Luxembourg's cost of living is materially above Brussels for housing, two-bedroom rents in central Luxembourg-Ville run €1,800 to €2,800 monthly, in the suburbs and across the Belgian/French/German borders €1,200 to €1,800. Many Publications Office staff live in the Belgian (Arlon, Sterpenich), French (Thionville, Metz), or German (Trier) border towns and commute. The education allowance covers international-school fees.
Net purchasing power for a Publications Office AD7 in Luxembourg is broadly comparable to a Commission AD7 in Brussels. The Luxembourg dimension (proximity to other EU institutions, the Court of Justice, the European Investment Bank, the European Court of Auditors, the European Public Prosecutor's Office, Eurostat, DG DIGIT, the European Stability Mechanism, and the European Parliament's Luxembourg secretariat, and the multi-border lifestyle) is a substantial quality-of-life dimension.
Languages, security clearance, and competition profile
French and English are the dominant working languages at the Office, with French historically more prominent given the legal-publishing tradition and the Luxembourg legal environment. The Office works extensively in all 24 official languages, every Official Journal page is produced in 24 language versions, every EUR-Lex consolidated text is maintained in 24 versions, and the linguistic dimension is fundamental to the work. Knowledge of additional EU languages is a significant career asset.
Most Publications Office staff do not require security clearance. Selected posts handling pre-publication material on sensitive legislative files may require operational confidentiality undertakings but not classified-information procedures.
The Office recruits its officials through EPSO. AD5 generalist competitions and AST3 assistant competitions are the main entry routes; specialist competitions for translators, lawyer-linguists, and IT specialists fill linguistic and technical roles. Contract agents are recruited from CAST Permanent and through direct OP notices. The competition profile combines the EU generalist track for editorial and content-management posts with a strongly specialist track for metadata, semantic-web, and digital-publishing IT posts.
Application paths
Three main routes. EPSO official: pass an EPSO competition (most commonly the AD5 generalist competition with editorial or content-management sub-streams, the AST3 assistants competition, or the specialist competitions for translators, lawyer-linguists, and IT specialists), enter a reserve list, and wait to be selected for a specific Publications Office vacancy. The Office is a regular client of EPSO reserve lists across multiple competition streams.
Contract agent: a substantial share of hiring, concentrated in IT, digital publishing operations, content management, communications, and corporate services. Candidates register on CAST Permanent in the relevant function group and respond to Publications Office notices that draw from the CAST pool, or apply directly to OP CA notices.
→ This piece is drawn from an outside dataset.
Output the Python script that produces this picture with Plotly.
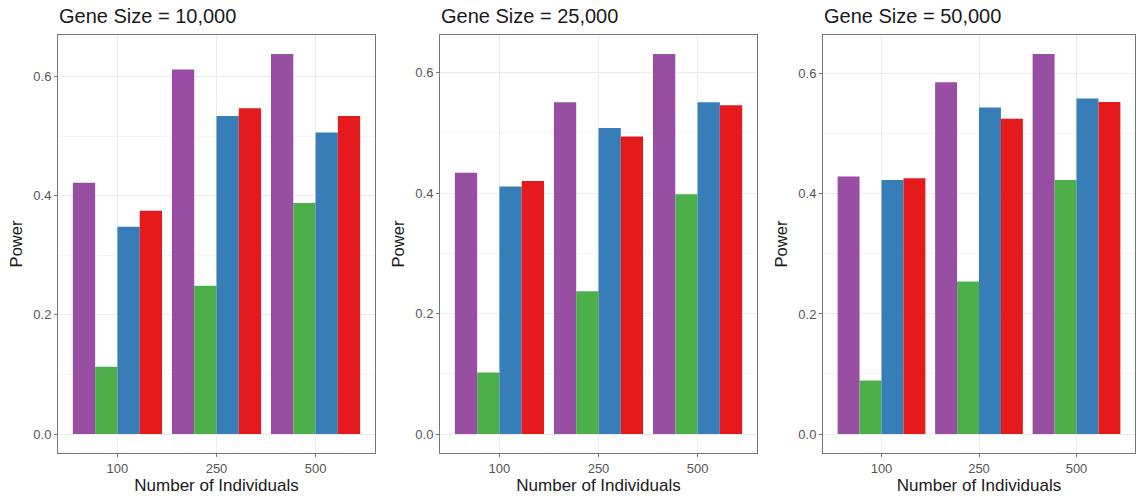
import plotly.graph_objects as go

individuals = ["100", "250", "500"]
gene_sizes = ["Gene Size = 10,000", "Gene Size = 25,000", "Gene Size = 50,000"]
methods = ["M1", "M2", "M3", "M4"]
colors = ["#984EA3", "#4DAF4A", "#377EB8", "#E41A1C"]

# power values per panel, per method (purple, green, blue, red), per N
power_10k = [
    [0.422, 0.612, 0.638],
    [0.113, 0.249, 0.388],
    [0.348, 0.534, 0.506],
    [0.375, 0.547, 0.534],
]
power_25k = [
    [0.434, 0.551, 0.631],
    [0.102, 0.237, 0.398],
    [0.411, 0.508, 0.551],
    [0.420, 0.494, 0.546],
]
power_50k = [
    [0.429, 0.586, 0.633],
    [0.089, 0.254, 0.423],
    [0.423, 0.544, 0.559],
    [0.426, 0.525, 0.553],
]
panels = [power_10k, power_25k, power_50k]

W, H = 1139, 503
px_left = [58, 440, 823]
px_right = [375, 757, 1135]
px_top, px_bot = 35, 453

fig = go.Figure()
font_family = "Liberation Sans, Arial, sans-serif"

for p, data in enumerate(panels):
    xa = "x" if p == 0 else f"x{p+1}"
    ya = "y" if p == 0 else f"y{p+1}"
    for m in range(4):
        fig.add_trace(go.Bar(
            x=individuals, y=data[m], name=methods[m],
            marker=dict(color=colors[m], line=dict(width=0)),
            xaxis=xa, yaxis=ya, showlegend=False,
            offsetgroup=str(m),
        ))
    mx = max(max(r) for r in data)
    ymin, ymax = -0.05 * mx, mx * 1.05
    dom_x = [px_left[p] / W, px_right[p] / W]
    dom_y = [1 - px_bot / H, 1 - px_top / H]
    xkey = "xaxis" if p == 0 else f"xaxis{p+1}"
    ykey = "yaxis" if p == 0 else f"yaxis{p+1}"
    fig.update_layout({
        xkey: dict(
            domain=dom_x, anchor=ya, type="category",
            range=[-0.6, 2.6], showline=True, mirror=True,
            linecolor="#777777", linewidth=1,
            showgrid=True, gridcolor="#EBEBEB", gridwidth=1,
            ticks="outside", ticklen=3, tickcolor="#777777",
            tickfont=dict(size=13, color="#555555", family=font_family),
            title=dict(text="Number of Individuals", standoff=3,
                       font=dict(size=17, color="#1A1A1A", family=font_family)),
            automargin=False, zeroline=False,
        ),
        ykey: dict(
            domain=dom_y, anchor=xa, range=[ymin, ymax],
            showline=True, mirror=True, linecolor="#777777", linewidth=1,
            tickmode="array", tickvals=[0, 0.2, 0.4, 0.6],
            ticktext=["0.0", "0.2", "0.4", "0.6"],
            showgrid=True, gridcolor="#EBEBEB", gridwidth=1,
            minor=dict(tickmode="array", tickvals=[0.1, 0.3, 0.5],
                       showgrid=True, gridcolor="#F5F5F5", gridwidth=0.8, ticks=""),
            ticks="outside", ticklen=3, tickcolor="#777777",
            tickfont=dict(size=13, color="#555555", family=font_family),
            title=dict(text="Power", standoff=6,
                       font=dict(size=16.5, color="#1A1A1A", family=font_family)),
            automargin=False, zeroline=False,
        ),
    })
    fig.add_annotation(
        text=gene_sizes[p], xref="paper", yref="paper",
        x=(px_left[p] - 1) / W, y=1 - 16 / H, xanchor="left", yanchor="middle",
        showarrow=False, font=dict(size=20, color="#1A1A1A", family=font_family),
    )

fig.update_layout(
    width=W, height=H, margin=dict(l=0, r=0, t=0, b=0),
    barmode="group", bargap=0.1, bargroupgap=0,
    plot_bgcolor="white", paper_bgcolor="white",
    showlegend=False,
)

fig.write_html(
    "out.html",
    config={"displayModeBar": False},
    post_script="document.body.style.margin='0';document.body.style.overflow='hidden';",
)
Seconded national expert: serving officials from national publication offices, national legal-publishing organisations, and national-library services can be seconded for two-to-four-year tours. SNE postings are particularly useful for cooperation on metadata-standards alignment across national and EU publication infrastructures.
A practical note: the Publications Office is one of the most operationally indispensable interinstitutional offices and offers a stable, long-term EU career path with deep linguistic and technical specialisation. Career staff often spend their entire EU career at the Office, progressing through editorial, content-management, or technical streams over 15 to 20 years. Lateral mobility to other Luxembourg-based EU institutions (Court of Justice, ECA, Eurostat, DG DIGIT) is well-established.
Frequently asked questions
- What is EUR-Lex?
- EUR-Lex is the EU's law portal, operated by the Publications Office, providing free public access to EU treaties, legislation, case-law, preparatory acts, international agreements, and member-state national-implementing measures. It receives several hundred million page views per year and is the primary worldwide access point for EU law.
- Is Luxembourg a good duty station for an editorial or IT career?
- Yes. The full Brussels-parity coefficient (100) means nominal pay is unmodified. Luxembourg hosts a dense concentration of EU institutions, the Court of Justice, the European Investment Bank, the ECA, Eurostat, DG DIGIT, the European Public Prosecutor's Office, the European Stability Mechanism, creating an active EU career market within the city. The multi-border lifestyle is a substantial quality-of-life dimension. Housing in central Luxembourg-Ville is expensive but the border towns are more affordable.
- What is ELI and ECLI?
- ELI (European Legislation Identifier) and ECLI (European Case-Law Identifier) are EU-wide metadata standards for identifying legislative acts and case-law respectively. Both were developed under coordination by the Publications Office in cooperation with member-state legal-publishing communities. They are used by EUR-Lex and increasingly by national legal-publishing systems.
- Do I need to know French to work at the Office?
- French is heavily used in practice, particularly for legal-publishing work. A working knowledge accelerates integration. English is the dominant working language for technical and digital-publishing work. Knowledge of additional EU languages is a significant career asset for editorial and content-management staff.
- What is the Official Journal?
- The Official Journal of the European Union is the daily publication of the EU legal record. Series L publishes legislative acts (regulations, directives, decisions); Series C publishes information, opinions, and notices. The Official Journal is the authentic source of EU law and is produced in all 24 official languages. Online publication is the official mode since 1 July 2013.
- How does the Publications Office use AI?
- The Office runs several applied-AI programmes including machine-translation post-editing for multilingual publication, automated extraction of metadata from legislative texts, AI-supported consolidation of repeatedly amended acts, and AI-supported legal-text analysis. The applied-AI specialism is a growth area for hiring.